Detailed step-by-step justification

1. Lenz's law — the idea

Lenz's law states: the direction of any induced current is such that the magnetic field it creates opposes the change in magnetic flux that produced it. In words: induced currents oppose the cause (approach, withdrawal, increase/decrease of current) of flux change.

2. How to find direction — use the right-hand rule

Procedure: (i) decide whether the magnetic flux through coil 1 is increasing or decreasing and in which direction, (ii) use Lenz's law to decide whether coil 1 must make a field that opposes (or supports) that flux change, (iii) apply the right-hand grip rule: curl your fingers in the direction of the required coil current and your thumb gives the direction of the magnetic field produced by that current.

3. Case (a): coil 2 moves towards coil 1

— When coil 2 approaches, the magnetic flux through coil 1 due to coil 2 increases (the field lines from coil 2 cut more turns of coil 1).

— By Lenz's law, coil 1 will produce a magnetic field that opposes this increase. That means coil 1 will create a field that repels the incoming field from coil 2 (i.e. opposite in direction to the increasing field).

— Using the right-hand rule, the direction of current in coil 1 that produces this opposing field is anticlockwise (as seen in the figure). Thus the induced current in coil 1 is anticlockwise.

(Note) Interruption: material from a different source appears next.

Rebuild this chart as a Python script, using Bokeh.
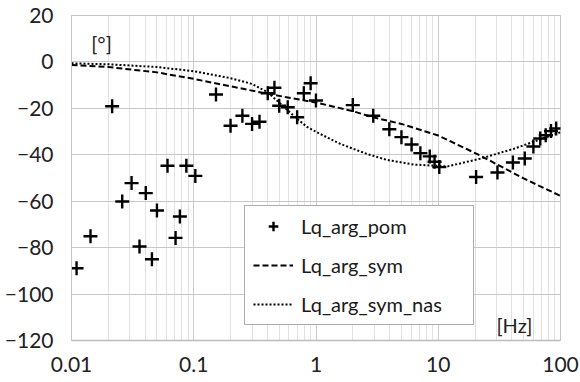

4. Case (b): coil 2 moves away from coil 1

— When coil 2 moves away, the magnetic flux through coil 1 due to coil 2 decreases.

— By Lenz's law, coil 1 will try to oppose the decrease — it will attempt to maintain the original field by producing a magnetic field in the same direction as the original field from coil 2.

— The direction of current in coil 1 required to produce that field (same direction as coil 2's original field) is the opposite to the current found in (a). Therefore the induced current in coil 1 is clockwise (as seen in the figure).

5. Case (c): resistance of coil 2 is increased (coils stationary)

— Increasing the resistance in coil 2 reduces the current in coil 2, so the magnetic field produced by coil 2 falls (flux through coil 1 decreases).

— By Lenz's law, coil 1 will try to oppose the fall in flux by producing a magnetic field in the same direction as the original coil-2 field (to “hold up” the flux).

— Therefore the induced current in coil 1 flows in the same direction as coil 2's original current (i.e. the same direction that produced the original field). If you compare with parts (a) and (b), this direction is the same direction as in case (b) where coil 2 moved away (because both involve a net decrease of flux through coil 1).

6. Quick checklist to solve similar problems

1. Decide whether flux through the second coil is increasing or decreasing.

2. Use Lenz's law: induced field opposes change (opposes increase; supports decrease).

3. Use the right-hand rule to convert the required induced field direction into the sense (clockwise/anticlockwise) of induced current.